I said that gamemastering was a magic trick, and in its best moments, it certainly feels like it.
Every so often, I open up Obsidian, dump out however much or little I feel like writing about the upcoming arc in my ongoing game. I will write boxed text if I’m feeling ambitious, or at least a long bulleted list of what the players might interact with or what actions NPCs will take.
And then every week, at the (virtual) table, it somehow ceases to be my unhinged scrawl and becomes an experience in shared meaning-making.
I realize I’m using almost sacramental language here, but again, it’s a magic trick. Part of recognizing the magic trick is knowing that I didn’t engineer that by my own cleverness. I gave just enough detail to be interesting, in the spots where the players were looking, and the players brought it to life by investing in it.
A good story and a good game world are just as much the players’ doing as it is the GM’s, even in systems that don’t have shared setting creation mechanics. And as a player, that should encourage you to explore what you’re given by your GM, and dig into the parts that resonate with you. (A good GM will appreciate that—within reason, of course—even if it leads them somewhere they didn’t expect.)
A bizarre thing I’ve had happen lately is that players will tell me, out of game, about various NPCs or locations or items. It’s wild. I am those NPCs. I wrote those locations and items. They exist half-formed within my mind, just enough detail that I can flesh them out when necessary. (I’m pretty sure I play all my NPCs basically the same way, and they’re pretty flat!)
And yet people are talking to me like they’re real, and more importantly, like they’re things that exist separately from myself. Like they can tell me something I don’t already know about them. It’s humbling, but it’s a very, very weird feeling if I think about it too hard (which I usually do).

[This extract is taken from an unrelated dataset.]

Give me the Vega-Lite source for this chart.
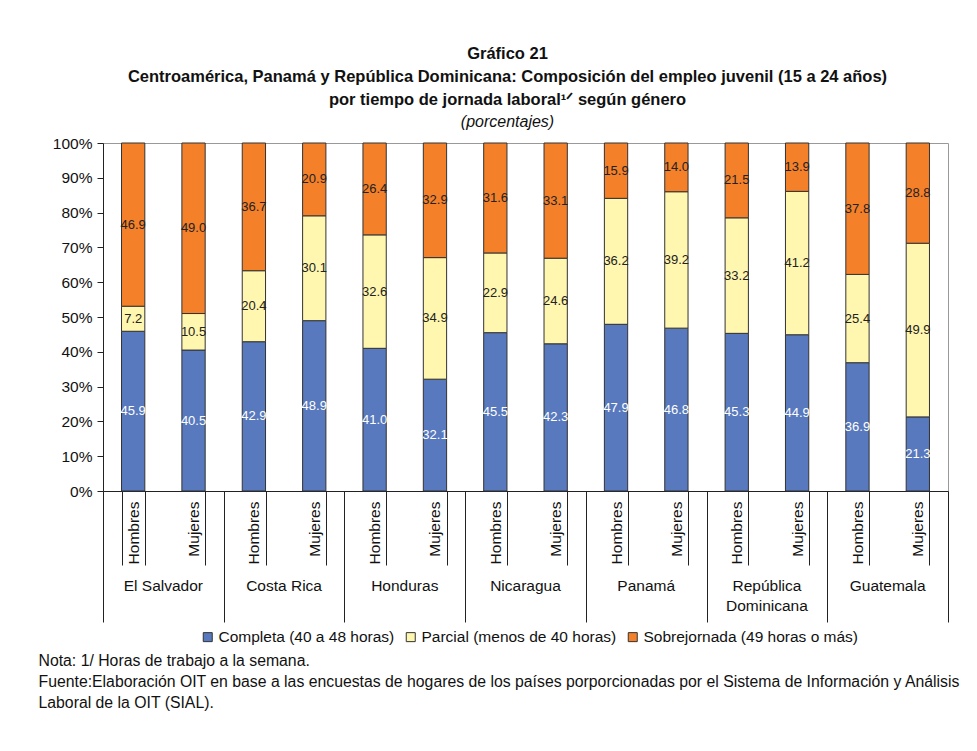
{
  "$schema": "https://vega.github.io/schema/vega-lite/v6.json",
  "width": 845,
  "height": 348,
  "autosize": {"type": "none"},
  "padding": {"left": 103, "top": 143, "right": 29, "bottom": 260},
  "background": "white",
  "title": {
    "text": [
      "Gráfico 21",
      "Centroamérica, Panamá y República Dominicana: Composición del empleo juvenil (15 a 24 años)",
      "por tiempo de jornada laboral¹ᐟ según género"
    ],
    "subtitle": "(porcentajes)",
    "anchor": "middle",
    "dx": -18,
    "offset": 6,
    "font": "Liberation Sans",
    "fontSize": 16.5,
    "fontWeight": "bold",
    "lineHeight": 23,
    "color": "#111",
    "subtitleFont": "Liberation Sans",
    "subtitleFontSize": 16,
    "subtitleFontStyle": "italic",
    "subtitleColor": "#111",
    "subtitlePadding": 6
  },
  "datasets": {
    "empleo": [
      {"pais": "El Salvador", "genero": "Hombres", "barra": "El Salvador|Hombres", "jornada": "Completa (40 a 48 horas)", "valor": 45.9},
      {"pais": "El Salvador", "genero": "Hombres", "barra": "El Salvador|Hombres", "jornada": "Parcial (menos de 40 horas)", "valor": 7.2},
      {"pais": "El Salvador", "genero": "Hombres", "barra": "El Salvador|Hombres", "jornada": "Sobrejornada (49 horas o más)", "valor": 46.9},
      {"pais": "El Salvador", "genero": "Mujeres", "barra": "El Salvador|Mujeres", "jornada": "Completa (40 a 48 horas)", "valor": 40.5},
      {"pais": "El Salvador", "genero": "Mujeres", "barra": "El Salvador|Mujeres", "jornada": "Parcial (menos de 40 horas)", "valor": 10.5},
      {"pais": "El Salvador", "genero": "Mujeres", "barra": "El Salvador|Mujeres", "jornada": "Sobrejornada (49 horas o más)", "valor": 49.0},
      {"pais": "Costa Rica", "genero": "Hombres", "barra": "Costa Rica|Hombres", "jornada": "Completa (40 a 48 horas)", "valor": 42.9},
      {"pais": "Costa Rica", "genero": "Hombres", "barra": "Costa Rica|Hombres", "jornada": "Parcial (menos de 40 horas)", "valor": 20.4},
      {"pais": "Costa Rica", "genero": "Hombres", "barra": "Costa Rica|Hombres", "jornada": "Sobrejornada (49 horas o más)", "valor": 36.7},
      {"pais": "Costa Rica", "genero": "Mujeres", "barra": "Costa Rica|Mujeres", "jornada": "Completa (40 a 48 horas)", "valor": 48.9},
      {"pais": "Costa Rica", "genero": "Mujeres", "barra": "Costa Rica|Mujeres", "jornada": "Parcial (menos de 40 horas)", "valor": 30.1},
      {"pais": "Costa Rica", "genero": "Mujeres", "barra": "Costa Rica|Mujeres", "jornada": "Sobrejornada (49 horas o más)", "valor": 20.9},
      {"pais": "Honduras", "genero": "Hombres", "barra": "Honduras|Hombres", "jornada": "Completa (40 a 48 horas)", "valor": 41.0},
      {"pais": "Honduras", "genero": "Hombres", "barra": "Honduras|Hombres", "jornada": "Parcial (menos de 40 horas)", "valor": 32.6},
      {"pais": "Honduras", "genero": "Hombres", "barra": "Honduras|Hombres", "jornada": "Sobrejornada (49 horas o más)", "valor": 26.4},
      {"pais": "Honduras", "genero": "Mujeres", "barra": "Honduras|Mujeres", "jornada": "Completa (40 a 48 horas)", "valor": 32.1},
      {"pais": "Honduras", "genero": "Mujeres", "barra": "Honduras|Mujeres", "jornada": "Parcial (menos de 40 horas)", "valor": 34.9},
      {"pais": "Honduras", "genero": "Mujeres", "barra": "Honduras|Mujeres", "jornada": "Sobrejornada (49 horas o más)", "valor": 32.9},
      {"pais": "Nicaragua", "genero": "Hombres", "barra": "Nicaragua|Hombres", "jornada": "Completa (40 a 48 horas)", "valor": 45.5},
      {"pais": "Nicaragua", "genero": "Hombres", "barra": "Nicaragua|Hombres", "jornada": "Parcial (menos de 40 horas)", "valor": 22.9},
      {"pais": "Nicaragua", "genero": "Hombres", "barra": "Nicaragua|Hombres", "jornada": "Sobrejornada (49 horas o más)", "valor": 31.6},
      {"pais": "Nicaragua", "genero": "Mujeres", "barra": "Nicaragua|Mujeres", "jornada": "Completa (40 a 48 horas)", "valor": 42.3},
      {"pais": "Nicaragua", "genero": "Mujeres", "barra": "Nicaragua|Mujeres", "jornada": "Parcial (menos de 40 horas)", "valor": 24.6},
      {"pais": "Nicaragua", "genero": "Mujeres", "barra": "Nicaragua|Mujeres", "jornada": "Sobrejornada (49 horas o más)", "valor": 33.1},
      {"pais": "Panamá", "genero": "Hombres", "barra": "Panamá|Hombres", "jornada": "Completa (40 a 48 horas)", "valor": 47.9},
      {"pais": "Panamá", "genero": "Hombres", "barra": "Panamá|Hombres", "jornada": "Parcial (menos de 40 horas)", "valor": 36.2},
      {"pais": "Panamá", "genero": "Hombres", "barra": "Panamá|Hombres", "jornada": "Sobrejornada (49 horas o más)", "valor": 15.9},
      {"pais": "Panamá", "genero": "Mujeres", "barra": "Panamá|Mujeres", "jornada": "Completa (40 a 48 horas)", "valor": 46.8},
      {"pais": "Panamá", "genero": "Mujeres", "barra": "Panamá|Mujeres", "jornada": "Parcial (menos de 40 horas)", "valor": 39.2},
      {"pais": "Panamá", "genero": "Mujeres", "barra": "Panamá|Mujeres", "jornada": "Sobrejornada (49 horas o más)", "valor": 14.0},
      {"pais": "República Dominicana", "genero": "Hombres", "barra": "República Dominicana|Hombres", "jornada": "Completa (40 a 48 horas)", "valor": 45.3},
      {"pais": "República Dominicana", "genero": "Hombres", "barra": "República Dominicana|Hombres", "jornada": "Parcial (menos de 40 horas)", "valor": 33.2},
      {"pais": "República Dominicana", "genero": "Hombres", "barra": "República Dominicana|Hombres", "jornada": "Sobrejornada (49 horas o más)", "valor": 21.5},
      {"pais": "República Dominicana", "genero": "Mujeres", "barra": "República Dominicana|Mujeres", "jornada": "Completa (40 a 48 horas)", "valor": 44.9},
      {"pais": "República Dominicana", "genero": "Mujeres", "barra": "República Dominicana|Mujeres", "jornada": "Parcial (menos de 40 horas)", "valor": 41.2},
      {"pais": "República Dominicana", "genero": "Mujeres", "barra": "República Dominicana|Mujeres", "jornada": "Sobrejornada (49 horas o más)", "valor": 13.9},
      {"pais": "Guatemala", "genero": "Hombres", "barra": "Guatemala|Hombres", "jornada": "Completa (40 a 48 horas)", "valor": 36.9},
      {"pais": "Guatemala", "genero": "Hombres", "barra": "Guatemala|Hombres", "jornada": "Parcial (menos de 40 horas)", "valor": 25.4},
      {"pais": "Guatemala", "genero": "Hombres", "barra": "Guatemala|Hombres", "jornada": "Sobrejornada (49 horas o más)", "valor": 37.8},
      {"pais": "Guatemala", "genero": "Mujeres", "barra": "Guatemala|Mujeres", "jornada": "Completa (40 a 48 horas)", "valor": 21.3},
      {"pais": "Guatemala", "genero": "Mujeres", "barra": "Guatemala|Mujeres", "jornada": "Parcial (menos de 40 horas)", "valor": 49.9},
      {"pais": "Guatemala", "genero": "Mujeres", "barra": "Guatemala|Mujeres", "jornada": "Sobrejornada (49 horas o más)", "valor": 28.8}
    ],
    "paises": [
      {"pais": "El Salvador"},
      {"pais": "Costa Rica"},
      {"pais": "Honduras"},
      {"pais": "Nicaragua"},
      {"pais": "Panamá"},
      {"pais": "República\nDominicana"},
      {"pais": "Guatemala"}
    ]
  },
  "layer": [
    {
      "layer": [
        {
          "data": {"name": "empleo"},
          "mark": {"type": "bar", "stroke": "#333", "strokeWidth": 1},
          "encoding": {
            "x": {
              "field": "barra",
              "type": "nominal",
              "sort": null,
              "scale": {"paddingInner": 0.614, "paddingOuter": 0.307},
              "axis": {
                "orient": "bottom",
                "title": null,
                "labelExpr": "split(datum.label, '|')[1]",
                "labelAngle": -90,
                "labelAlign": "right",
                "labelBaseline": "middle",
                "labelPadding": -64,
                "labelFont": "Liberation Sans",
                "labelFontSize": 15.5,
                "labelColor": "#111",
                "tickBand": "extent",
                "tickSize": 74,
                "tickColor": "#222",
                "domainColor": "#222"
              }
            },
            "y": {
              "field": "valor",
              "type": "quantitative",
              "stack": "normalize",
              "scale": {"domain": [0, 1], "nice": false},
              "axis": {
                "title": null,
                "format": ".0%",
                "values": [0, 0.1, 0.2, 0.3, 0.4, 0.5, 0.6, 0.7, 0.8, 0.9, 1],
                "labelOverlap": false
              }
            },
            "color": {
              "field": "jornada",
              "type": "nominal",
              "scale": {
                "domain": ["Completa (40 a 48 horas)", "Parcial (menos de 40 horas)", "Sobrejornada (49 horas o más)"],
                "range": ["#5879BD", "#FFF6AF", "#F5802A"]
              },
              "legend": {
                "title": null,
                "orient": "none",
                "legendX": 97,
                "legendY": 486,
                "direction": "horizontal",
                "columns": 3,
                "columnPadding": 8,
                "padding": 0,
                "symbolType": "square",
                "symbolSize": 81,
                "symbolStrokeColor": "#333",
                "symbolStrokeWidth": 1,
                "labelOffset": 3,
                "labelLimit": 0,
                "labelFont": "Liberation Sans",
                "labelFontSize": 15.5,
                "labelColor": "#111"
              }
            },
            "order": {"field": "jornada"}
          }
        },
        {
          "data": {"name": "empleo"},
          "mark": {"type": "text", "font": "Liberation Sans", "fontSize": 13, "baseline": "middle"},
          "encoding": {
            "x": {"field": "barra", "type": "nominal", "sort": null},
            "y": {
              "field": "valor",
              "type": "quantitative",
              "stack": "normalize",
              "bandPosition": 0.5,
              "axis": {
                "title": null,
                "format": ".0%",
                "values": [0, 0.1, 0.2, 0.3, 0.4, 0.5, 0.6, 0.7, 0.8, 0.9, 1],
                "labelOverlap": false
              }
            },
            "detail": {"field": "jornada"},
            "order": {"field": "jornada"},
            "text": {"field": "valor", "type": "quantitative", "format": ".1f"},
            "color": {
              "condition": {"test": "datum.jornada === 'Completa (40 a 48 horas)'", "value": "white"},
              "value": "#222"
            }
          }
        }
      ]
    },
    {
      "data": {"name": "paises"},
      "mark": {"type": "text", "font": "Liberation Sans", "fontSize": 15.5, "baseline": "top", "lineBreak": "\n", "lineHeight": 20, "color": "#111"},
      "encoding": {
        "x": {
          "field": "pais",
          "type": "nominal",
          "sort": null,
          "scale": {"paddingInner": 0, "paddingOuter": 0},
          "axis": {
            "orient": "bottom",
            "labels": false,
            "domain": false,
            "tickBand": "extent",
            "tickSize": 131,
            "tickColor": "#222",
            "title": [
              "Nota: 1/ Horas de trabajo a la semana.",
              "Fuente:Elaboración OIT en base a las encuestas de hogares de los países porporcionadas por el Sistema de Información y Análisis",
              "Laboral de la OIT (SIAL)."
            ],
            "titleAnchor": "start",
            "titleAlign": "left",
            "titleAngle": 0,
            "titleBaseline": "top",
            "titleX": -65,
            "titleY": 162,
            "titleFont": "Liberation Sans",
            "titleFontSize": 15.8,
            "titleFontWeight": "normal",
            "titleLineHeight": 21,
            "titleColor": "#111"
          }
        },
        "y": {
          "datum": -0.252,
          "type": "quantitative",
          "axis": {
            "title": null,
            "format": ".0%",
            "values": [0, 0.1, 0.2, 0.3, 0.4, 0.5, 0.6, 0.7, 0.8, 0.9, 1],
            "labelOverlap": false
          }
        },
        "text": {"field": "pais"}
      }
    }
  ],
  "resolve": {"scale": {"x": "independent"}, "axis": {"x": "independent"}},
  "config": {
    "view": {"stroke": "#999", "strokeWidth": 1},
    "axis": {"grid": false},
    "axisY": {
      "labelFont": "Liberation Sans",
      "labelFontSize": 15.5,
      "labelColor": "#111",
      "labelPadding": 5,
      "tickSize": 6,
      "tickColor": "#222",
      "domainColor": "#222"
    }
  }
}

And I’ve been on the other side as a player. I’ve talked to other players between games about the big feelings my character has about what their character did. I know “let me tell you about my D&D character” is a meme for a reason, but with a good group, I would rather talk about our shared story. My character is afraid of certain threats, he’s trying to reconcile tensions between party members, he’s preoccupied with these matters. I don’t hate you, but my character sure hates what your character did.
As a gamemaster, you can encourage this as part of the game: occasionally, give your characters NPCs that they need to explain their situation to. Give them an opportunity to get caught up in telling their story so far from their perspective.
And pay attention to what they say, what they don’t say, and why. Obviously, what they say tells you what they think is important. (They might even have some assumptions you didn’t consider, which is great fodder for later plot hooks.)
What they don’t say tells you what they think is important to keep secret, that they don’t think they can entrust to others. There’s meaning wrapped up in that, meaning you can inject back into your GM prep. (Not to screw them over, of course—but to ensure that their discretion actually reaps rewards.)